E.g. a reinsurance contract

Likelihoods

For simple rv's we know their likelihood (normal, exponential, gamma, etc.).

When simple rv's are combined, the resulting thing rarely has a likelihood.

$$ X_1, X_2 \overset{\mathrm{i.i.d.}}{\sim} f_X(\,\cdot\,) \Rightarrow X_1 + X_2 \sim ~ \texttt{Unknown Likelihood}! $$

Have a sample of $n$ i.i.d. observations. As $n$ increases,

$$ p_{\boldsymbol{X}}(\boldsymbol{x} \mid \boldsymbol{\theta}) = \prod \text{Small things} \overset{\dagger}{=} 0, $$

or just takes a long time to compute, then $\texttt{Intractable}$ $\texttt{Likelihood}$!

Usually it's still possible to simulate these things...

Approximate Bayesian Computation

Example: Flip a coin a few times and get $(x_1, x_2, x_3) = (\text{H, T, H})$; what is

\pi(\theta | \boldsymbol{x}) ?

Getting an exact match of the data is hard...

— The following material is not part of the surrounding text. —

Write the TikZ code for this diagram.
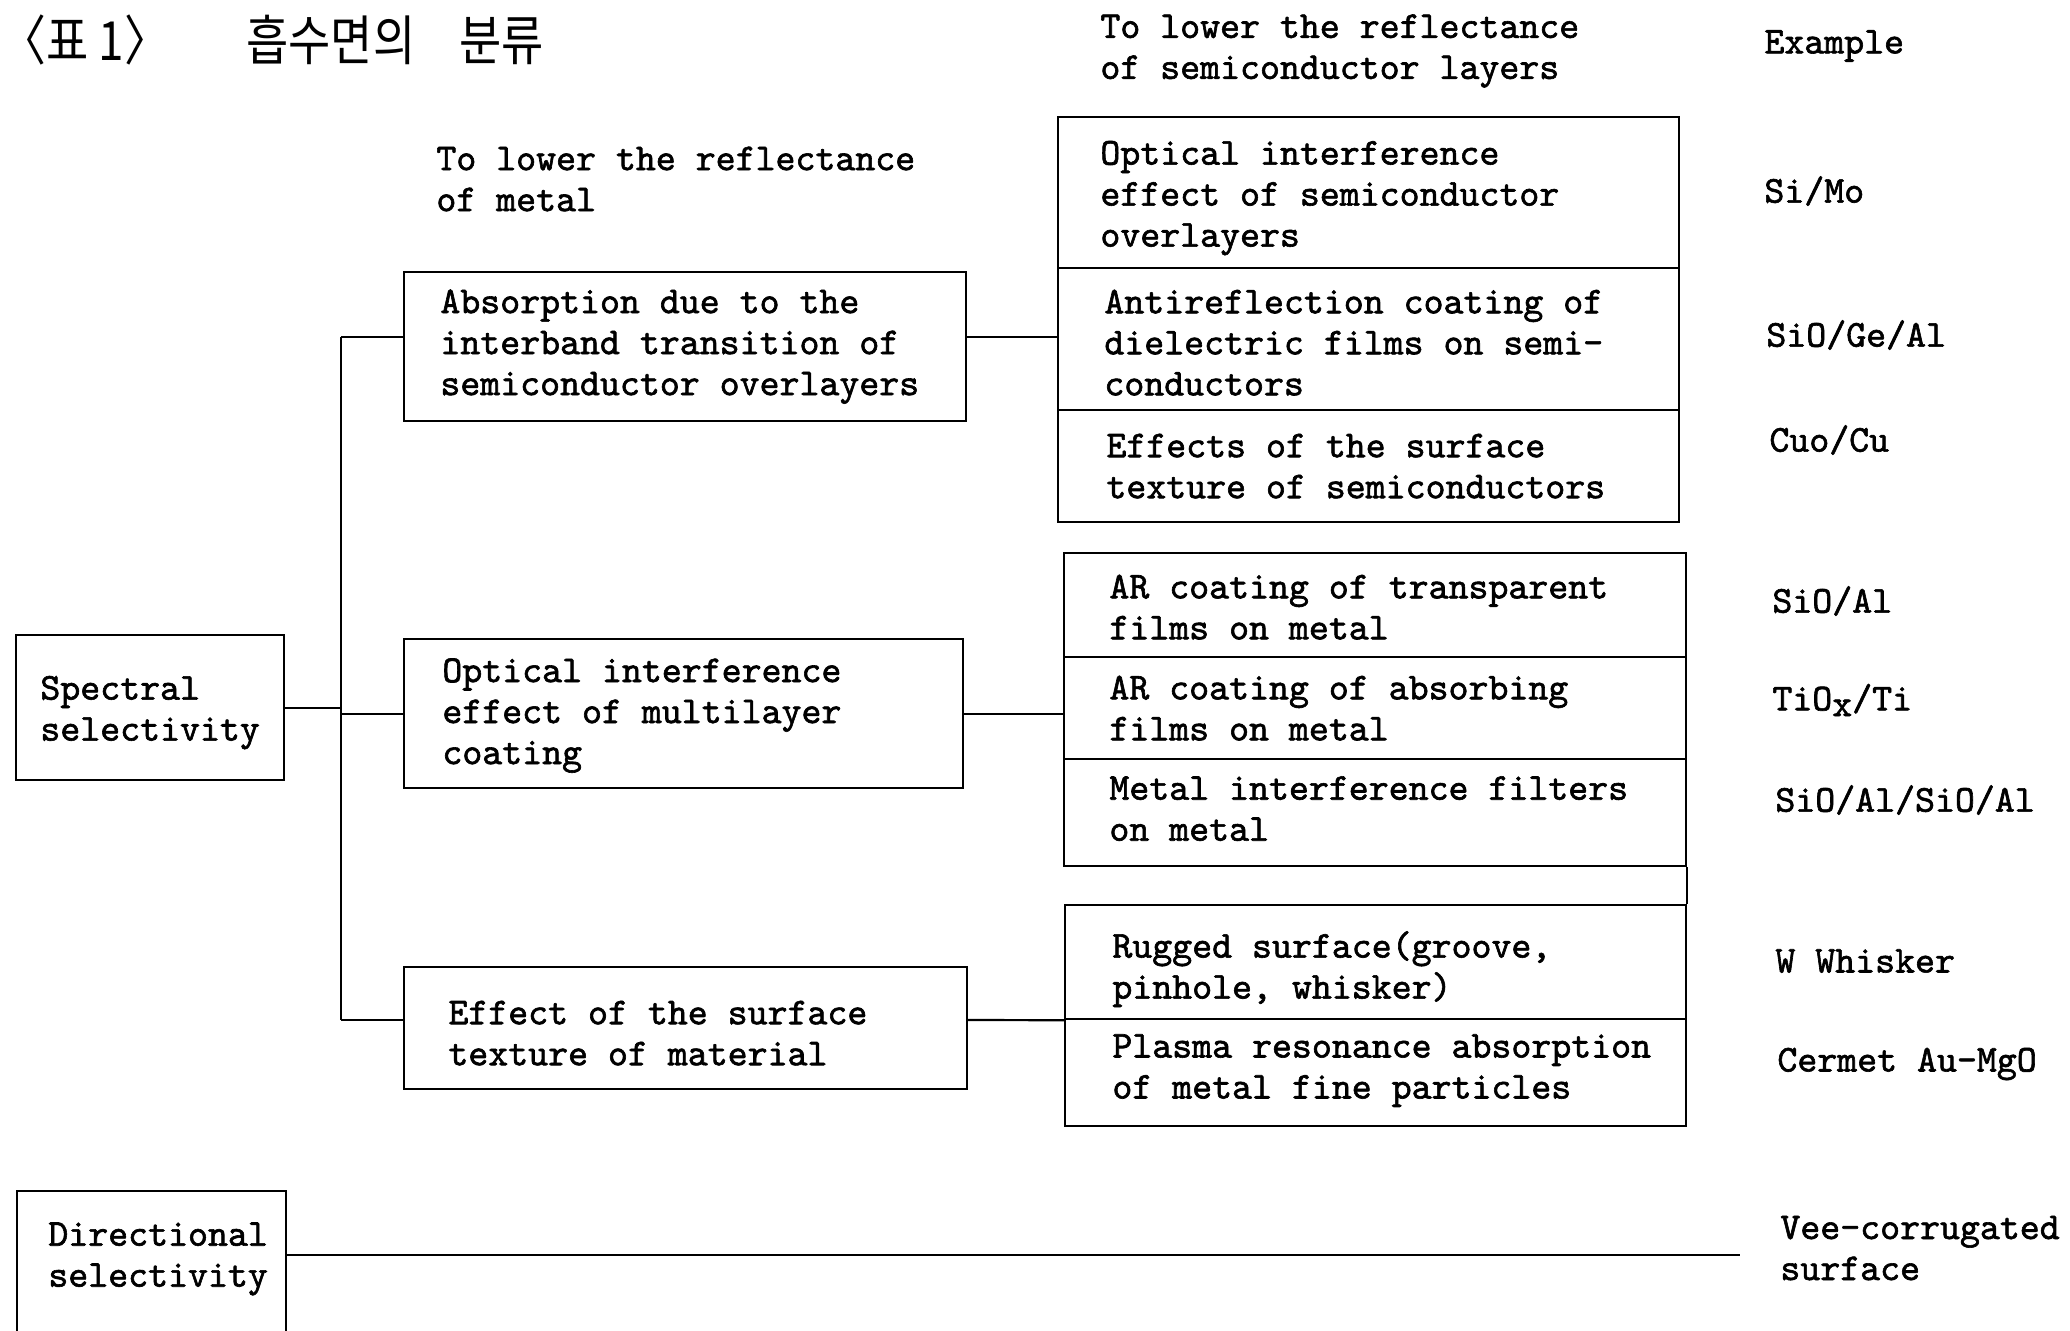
\documentclass[tikz,border=0pt]{standalone}
\usepackage{fontspec}
\setmonofont[FakeBold=1.6]{lmmono10-regular.otf}
\newfontfamily\kr[FakeStretch=0.85]{Noto Sans CJK KR}
\begin{document}
\begin{tikzpicture}[x=0.5pt,y=-0.5pt,
  bx/.style={draw,line width=1.1pt,inner sep=0pt,anchor=north west},
  tx/.style={font=\ttfamily\fontsize{19}{20.5}\selectfont,align=left,anchor=west,inner sep=0pt},
  ln/.style={line width=1.1pt}]
\useasboundingbox (0,0) rectangle (2070,1330);
% title
\node[font=\kr\fontsize{27}{29}\selectfont,anchor=west,inner sep=0pt] (t1) at (0,40) {〈표 1〉};
\node[font=\kr\fontsize{27}{29}\selectfont,anchor=west,inner sep=0pt] (t2) at (246,40) {흡수면의\hspace{22pt}분류};
% headers
\node[tx] (h1) at (1100,51) {To lower the reflectance\\of semiconductor layers};
\node[tx] (h2) at (1764,46) {Example};
\node[tx] (h3) at (436,179) {To lower the reflectance\\of metal};
% left boxes
\node[bx,minimum width=134pt,minimum height=72.5pt] (sp) at (15,634) {};
\node[tx] at ([xshift=12.5pt,yshift=-2.5pt]sp.west) {Spectral\\selectivity};
\node[bx,minimum width=281pt,minimum height=74.5pt] (ab) at (403,271) {};
\node[tx] at ([xshift=18.5pt]ab.west) {Absorption due to the\\interband transition of\\semiconductor overlayers};
\node[bx,minimum width=279.5pt,minimum height=74.5pt] (om) at (403,638) {};
\node[tx] at ([xshift=19.5pt,yshift=-1pt]om.west) {Optical interference\\effect of multilayer\\coating};
\node[bx,minimum width=281.5pt,minimum height=61pt] (ef) at (403,966) {};
\node[tx] at ([xshift=22.5pt,yshift=-2.5pt]ef.west) {Effect of the surface\\texture of material};
% group 1
\node[bx,minimum width=310.5pt,minimum height=75.5pt] (g1a) at (1057,116) {};
\node[tx] at ([xshift=21.5pt,yshift=-2.75pt]g1a.west) {Optical interference\\effect of semiconductor\\overlayers};
\node[bx,minimum width=310.5pt,minimum height=71pt] (g1b) at (1057,267) {};
\node[tx] at ([xshift=23.5pt,yshift=-1.75pt]g1b.west) {Antireflection coating of\\dielectric films on semi-\\conductors};
\node[bx,minimum width=310.5pt,minimum height=56pt] (g1c) at (1057,409) {};
\node[tx] at ([xshift=24.5pt]g1c.west) {Effects of the surface\\texture of semiconductors};
% group 2
\node[bx,minimum width=311pt,minimum height=52pt] (g2a) at (1063,552) {};
\node[tx] at ([xshift=23pt,yshift=-1pt]g2a.west) {AR coating of transparent\\films on metal};
\node[bx,minimum width=311pt,minimum height=51pt] (g2b) at (1063,656) {};
\node[tx] at ([xshift=23pt]g2b.west) {AR coating of absorbing\\films on metal};
\node[bx,minimum width=311pt,minimum height=53.5pt] (g2c) at (1063,758) {};
\node[tx] at ([xshift=23pt,yshift=2pt]g2c.west) {Metal interference filters\\on metal};
% group 3
\node[bx,minimum width=310.5pt,minimum height=57pt] (g3a) at (1064,904) {};
\node[tx] at ([xshift=24pt,yshift=-3.5pt]g3a.west) {Rugged surface(groove,\\pinhole, whisker)};
\node[bx,minimum width=310.5pt,minimum height=53.5pt] (g3b) at (1064,1018) {};
\node[tx] at ([xshift=24pt,yshift=1pt]g3b.west) {Plasma resonance absorption\\of metal fine particles};
\draw[ln] (g2c.south east) -- (g3a.north east);
% examples
\node[tx] (e1) at (1764,191) {Si/Mo};
\node[tx] (e2) at (1766,335) {SiO/Ge/Al};
\node[tx] (e3) at (1769,440) {Cuo/Cu};
\node[tx] (e4) at (1772,601) {SiO/Al};
\node[tx] (e5) at (1772,700) {TiO\raisebox{-0.35ex}{x}/Ti};
\node[tx] (e6) at (1775,800) {SiO/Al/SiO/Al};
\node[tx] (e7) at (1775,961) {W Whisker};
\node[tx] (e8) at (1777,1064) {Cermet Au-MgO};
\node[tx] (e9) at (1780,1248) {Vee-corrugated\\surface};
% directional
\node[inner sep=0pt,anchor=north west,minimum width=134pt,minimum height=69.5pt] (dr) at (17,1191) {};
\draw[ln] (dr.south west) -- (dr.north west) -- (dr.north east) -- (dr.south east);
\node[tx] at ([xshift=15.5pt,yshift=1pt]dr.west) {Directional\\selectivity};
\coordinate (vee) at (1740,1255);
\draw[ln] (dr.east |- vee) -- (vee);
% trunk and connectors
\coordinate (tt) at (341,337);
\coordinate (tb) at (341,1020);
\draw[ln] (tt) -- (tb);
\draw[ln] (sp.east) -- (sp.east -| tt);
\draw[ln] (tt) -- (ab.west |- tt);
\draw[ln] (om.west -| tt) -- (om.west);
\draw[ln] (tb) -- (ef.west |- tb);
\draw[ln] (ab.east |- tt) -- (g1b.west |- tt);
\draw[ln] (om.east) -- (g2b.west |- om.east);
\draw[ln] (ef.east |- tb) -- (g3a.south west);
\end{tikzpicture}
\end{document}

Accept fake data that's close to observed data

The 'approximate' part of ABC

Exact matching algorithm

Given some observations $\boldsymbol{x}_{\text{obs}}$, repeat:

generate a potential parameter from the prior distribution $\boldsymbol{\theta}^{\ast} \sim \pi(\boldsymbol{\theta})$;
simulate some 'fake data' $\boldsymbol{x}^{\ast}$ from the model $\boldsymbol{\theta}^{\ast}$;
if $ \boldsymbol{x}_{\text{obs}} = \boldsymbol{x}^{\ast}$, then store $\boldsymbol{\theta}^{\ast}$.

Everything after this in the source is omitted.